First, even the new levels of capital are insufficient to prevent another crisis. Calibrating required capital by reference to the losses incurred during the recent crisis takes inadequate account of the benefits to banks of massive government intervention and the implicit guarantee. . . .
One criticism of Basel III with which I have no truck is the length of the transition period. Banks have up to 2019 to adjust fully to the new requirements. Although some of the calculations of the alleged economic cost of higher capital requirements presented by the industry seem to me exaggerated (Institute of International Finance, 2010), I do believe that it is important in the present phase of de-leveraging not to exacerbate the challenge banks face in raising capital today. Banks should take advantage of opportunities to raise loss-absorbing capital, and should recognise the importance of using profits to rebuild capital rather than pay out higher dividends and compensation.
Large Institutions
The implicit subsidy to banks that are perceived as “too important to fail” can be
important to banks of any size but is usually seen as bigger for large institutions for which existing bank resolution procedures either do or could not apply. Moreover, most large complex financial institutions are global – at least in life if not in death. . . .

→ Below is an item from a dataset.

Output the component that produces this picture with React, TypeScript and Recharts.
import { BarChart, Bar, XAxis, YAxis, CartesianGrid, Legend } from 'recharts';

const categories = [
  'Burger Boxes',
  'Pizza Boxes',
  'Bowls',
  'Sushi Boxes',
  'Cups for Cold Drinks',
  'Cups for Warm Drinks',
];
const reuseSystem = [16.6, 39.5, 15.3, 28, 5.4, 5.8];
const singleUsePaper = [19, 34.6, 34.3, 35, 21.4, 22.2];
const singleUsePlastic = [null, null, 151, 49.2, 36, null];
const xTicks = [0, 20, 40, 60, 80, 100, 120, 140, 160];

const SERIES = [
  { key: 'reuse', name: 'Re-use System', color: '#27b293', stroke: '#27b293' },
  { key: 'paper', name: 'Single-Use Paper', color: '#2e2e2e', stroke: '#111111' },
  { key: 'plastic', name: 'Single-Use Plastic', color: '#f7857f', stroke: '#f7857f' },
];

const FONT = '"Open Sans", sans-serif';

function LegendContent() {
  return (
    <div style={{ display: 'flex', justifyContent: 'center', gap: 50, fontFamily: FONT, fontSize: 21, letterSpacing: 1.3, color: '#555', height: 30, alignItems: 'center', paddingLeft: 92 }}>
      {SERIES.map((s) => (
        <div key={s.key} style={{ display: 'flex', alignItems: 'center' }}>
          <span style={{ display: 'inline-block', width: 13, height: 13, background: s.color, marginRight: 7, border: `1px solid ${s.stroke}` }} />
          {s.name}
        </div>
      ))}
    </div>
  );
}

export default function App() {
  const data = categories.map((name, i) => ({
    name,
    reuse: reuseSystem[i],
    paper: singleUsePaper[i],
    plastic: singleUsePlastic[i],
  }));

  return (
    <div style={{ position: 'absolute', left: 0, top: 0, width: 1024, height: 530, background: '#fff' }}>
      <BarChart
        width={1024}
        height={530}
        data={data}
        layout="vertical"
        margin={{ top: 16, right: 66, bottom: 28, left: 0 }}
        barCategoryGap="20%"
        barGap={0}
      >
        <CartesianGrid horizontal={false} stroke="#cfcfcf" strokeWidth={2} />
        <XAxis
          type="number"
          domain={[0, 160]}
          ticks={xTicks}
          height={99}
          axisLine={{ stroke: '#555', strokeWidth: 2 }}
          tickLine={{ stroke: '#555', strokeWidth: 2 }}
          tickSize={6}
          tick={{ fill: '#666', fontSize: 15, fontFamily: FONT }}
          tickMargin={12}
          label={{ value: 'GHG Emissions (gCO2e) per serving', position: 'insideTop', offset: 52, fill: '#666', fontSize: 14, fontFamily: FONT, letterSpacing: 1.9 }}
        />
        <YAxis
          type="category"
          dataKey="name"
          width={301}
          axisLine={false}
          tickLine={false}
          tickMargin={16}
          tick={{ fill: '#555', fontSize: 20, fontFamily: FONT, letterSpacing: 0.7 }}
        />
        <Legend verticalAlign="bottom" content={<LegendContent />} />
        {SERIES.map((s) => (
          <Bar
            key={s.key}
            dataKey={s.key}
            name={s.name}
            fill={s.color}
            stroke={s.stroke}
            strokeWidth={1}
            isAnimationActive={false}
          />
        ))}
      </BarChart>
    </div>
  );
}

Solving the “too important to fail” problem will require ultimately that every financial sector entity can be left to fail without risk of threatening the functioning of the economy. . . .
More Radical Reforms
One simple solution, advocated by my colleague David Miles, would be to move to very much higher levels of capital requirements – several orders of magnitude higher. . .

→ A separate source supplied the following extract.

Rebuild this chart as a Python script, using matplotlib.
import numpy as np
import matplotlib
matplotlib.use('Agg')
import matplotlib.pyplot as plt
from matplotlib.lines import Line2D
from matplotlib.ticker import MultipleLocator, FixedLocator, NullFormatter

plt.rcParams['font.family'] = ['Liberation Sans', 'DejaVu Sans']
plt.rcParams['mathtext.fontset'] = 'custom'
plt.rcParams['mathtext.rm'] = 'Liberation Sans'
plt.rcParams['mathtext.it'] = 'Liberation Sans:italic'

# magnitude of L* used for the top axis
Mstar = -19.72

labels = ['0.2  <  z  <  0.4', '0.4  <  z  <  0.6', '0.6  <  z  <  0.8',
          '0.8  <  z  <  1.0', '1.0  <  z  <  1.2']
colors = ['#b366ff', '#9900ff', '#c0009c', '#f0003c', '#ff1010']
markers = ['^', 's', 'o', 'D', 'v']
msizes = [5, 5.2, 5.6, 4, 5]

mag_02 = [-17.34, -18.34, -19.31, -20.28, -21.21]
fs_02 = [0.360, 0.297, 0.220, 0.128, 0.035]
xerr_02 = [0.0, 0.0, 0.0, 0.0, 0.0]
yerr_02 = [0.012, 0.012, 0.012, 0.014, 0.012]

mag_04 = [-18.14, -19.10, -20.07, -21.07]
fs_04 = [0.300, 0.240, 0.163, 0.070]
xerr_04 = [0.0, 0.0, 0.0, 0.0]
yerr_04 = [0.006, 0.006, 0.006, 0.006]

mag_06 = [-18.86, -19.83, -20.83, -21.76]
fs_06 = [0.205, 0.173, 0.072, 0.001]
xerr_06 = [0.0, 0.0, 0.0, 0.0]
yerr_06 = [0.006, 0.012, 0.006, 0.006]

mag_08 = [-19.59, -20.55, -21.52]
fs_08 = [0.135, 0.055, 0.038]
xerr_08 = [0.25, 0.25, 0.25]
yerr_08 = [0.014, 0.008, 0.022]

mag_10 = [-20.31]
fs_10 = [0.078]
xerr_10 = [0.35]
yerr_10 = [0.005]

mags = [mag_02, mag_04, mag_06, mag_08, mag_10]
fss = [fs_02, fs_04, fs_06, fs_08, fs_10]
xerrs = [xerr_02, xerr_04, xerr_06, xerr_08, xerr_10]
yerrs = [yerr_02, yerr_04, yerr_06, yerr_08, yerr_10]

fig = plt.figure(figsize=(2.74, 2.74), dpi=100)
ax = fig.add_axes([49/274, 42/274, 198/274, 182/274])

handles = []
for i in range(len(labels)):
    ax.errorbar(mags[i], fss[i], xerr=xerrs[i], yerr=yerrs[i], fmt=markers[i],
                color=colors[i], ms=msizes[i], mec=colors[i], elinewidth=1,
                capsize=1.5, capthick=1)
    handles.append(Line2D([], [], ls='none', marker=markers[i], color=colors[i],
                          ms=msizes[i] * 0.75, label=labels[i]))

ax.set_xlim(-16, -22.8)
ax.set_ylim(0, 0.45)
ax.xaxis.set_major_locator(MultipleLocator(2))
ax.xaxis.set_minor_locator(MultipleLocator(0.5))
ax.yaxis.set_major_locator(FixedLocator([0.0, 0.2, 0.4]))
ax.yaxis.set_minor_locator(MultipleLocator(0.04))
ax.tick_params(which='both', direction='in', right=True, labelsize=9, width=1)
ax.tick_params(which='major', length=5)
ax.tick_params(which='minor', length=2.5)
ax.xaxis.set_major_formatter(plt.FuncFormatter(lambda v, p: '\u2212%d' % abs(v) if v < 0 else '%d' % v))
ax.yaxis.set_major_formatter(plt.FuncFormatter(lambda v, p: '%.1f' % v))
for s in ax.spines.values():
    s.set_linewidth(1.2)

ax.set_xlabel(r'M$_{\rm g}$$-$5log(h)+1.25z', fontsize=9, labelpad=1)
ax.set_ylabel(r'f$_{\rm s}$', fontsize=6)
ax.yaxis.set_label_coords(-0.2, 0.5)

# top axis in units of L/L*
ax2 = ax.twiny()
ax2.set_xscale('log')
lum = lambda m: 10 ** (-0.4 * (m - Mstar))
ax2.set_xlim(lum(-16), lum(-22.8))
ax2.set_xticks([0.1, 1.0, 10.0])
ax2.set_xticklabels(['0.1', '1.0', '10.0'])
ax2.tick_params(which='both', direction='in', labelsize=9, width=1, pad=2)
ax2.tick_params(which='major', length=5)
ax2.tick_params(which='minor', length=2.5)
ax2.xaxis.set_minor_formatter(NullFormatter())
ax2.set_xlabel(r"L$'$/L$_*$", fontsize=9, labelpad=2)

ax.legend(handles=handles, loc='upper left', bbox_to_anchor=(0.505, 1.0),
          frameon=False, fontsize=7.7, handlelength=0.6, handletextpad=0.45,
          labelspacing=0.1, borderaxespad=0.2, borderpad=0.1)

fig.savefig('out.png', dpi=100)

Another avenue of reform is some form of functional separation. The Volcker Rule is one example. Another, more fundamental, example would be to divorce the payment system from risky lending activity – that is to prevent fractional reserve banking (for example, as proposed by Fisher, 1936, Friedman, 1960, Tobin, 1987 and more recently by Kay, 2009). . . .
The advantage of these types of more fundamental proposals is that no tax or capital requirement needs to be calibrated. And if successfully enforced then they certainly would be robust measures. . . .
Of all the many ways of organising banking, the worst is the one we have today.
Conclusion
I have explained the principles on which a successful reform of the system should rest. It is a program that will take many years, if not decades. But, as Bagehot concluded in Lombard Street, “I have written in vain if I require to say now that the problem is delicate, that the solution is varying and difficult, and that the result is inestimable to us all.”
At a time when bankers are keen to supersize bonuses and dividends, based on massively relaxed accounting and transparency standards and a huge public subsidy, Mervyn King reminds us that any so-called "profits" are the result of alchemy that socialises losses to the taxpayers and inflation-hit masses of the world.
He demands more equity capital, no public subsidy, division of systemically important functions from TBTF banks so that they can be left to fail, curbing of dividends while banks rebuild balance sheets and other policies inimical to Wall Street, global banks and their puppets in the Fed.
Look at Bill Isaac's plea for higher bank dividends in the FT this week. Look at insider selling by bank executives. (hat tips to Barry Ritholtz and Simon Johnson) On suspects some executives are desperate to loot their banks before they fail again.
Gee, why would the New York Times want to question Mervyn King's authority just now? This couldn't stink more if it had Judith Miller's byline on it.